By Alex Whalen  and Tegan Hill

Back in the summer at a meeting in Halifax, several provincial premiers discussed a lawsuit meant to force the federal government to make changes to Canada’s equalization program. The suit—filed by Newfoundland and Labrador and backed by British Columbia, Saskatchewan and Alberta—effectively argues that the current formula isn’t fair. But while the question of “fairness” can be subjective, its clear the equalization program is broken.

In theory, the program equalizes the ability of provinces to deliver reasonably comparable services at a reasonably comparable level of taxation. Any province’s ability to pay is based on its “fiscal capacity”—that is, its ability to raise revenue.
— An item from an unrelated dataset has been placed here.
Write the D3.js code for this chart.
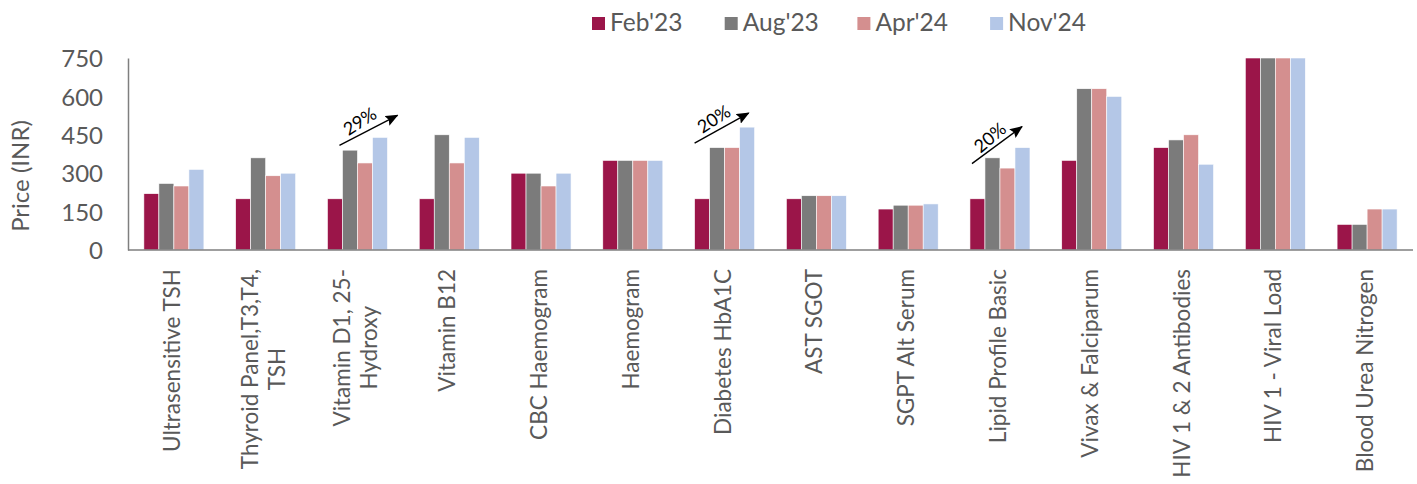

This year, equalization payments will total a projected $25.3 billion with all provinces except B.C., Alberta and Saskatchewan to receive some money. Whether due to higher incomes, higher employment or other factors, these three provinces have a greater ability to collect government revenue so they will not receive equalization.

However, contrary to the intent of the program, as recently as 2021, equalization program costs increased despite a decline in the fiscal capacity of oil-producing provinces such as Alberta, Saskatchewan, and Newfoundland and Labrador. In other words, the fiscal capacity gap among provinces was shrinking, yet recipient provinces still received a larger equalization payment.

Why? Because a “fixed-growth rule,” introduced by the Harper government in 2009, ensures that payments grow roughly in line with the economy—even if the gap between richer and poorer provinces shrinks. The result? Total equalization payments (before adjusting for inflation) increased by 19 per cent between 2015/16 and 2020/21 despite the gap in fiscal capacities between provinces shrinking during this time.

Moreover, the structure of the equalization program is also causing problems, even for recipient provinces, because it generates strong disincentives to natural resource development and the resulting economic growth because the program “claws back” equalization dollars when provinces raise revenue from natural resource development. Despite some changes to reduce this problem, one study estimated that a recipient province wishing to increase its natural resource revenues by a modest 10 per cent could face up to a 97 per cent claw back in equalization payments.

Put simply, provinces that generally do not receive equalization such as Alberta, B.C. and Saskatchewan have been punished for developing their resources, whereas recipient provinces such as Quebec and in the Maritimes have been rewarded for not developing theirs.

Finally, the current program design also encourages recipient provinces to maintain high personal and business income tax rates. While higher tax rates can reduce the incentive to work, invest and be productive, they also raise the national standard average tax rate, which is used in the equalization allocation formula. Therefore, provinces are incentivized to maintain high and economically damaging tax rates to maximize equalization payments.

Unless premiers push for reforms that will improve economic incentives and contain program costs, all provinces—recipient and non-recipient—will suffer the consequences.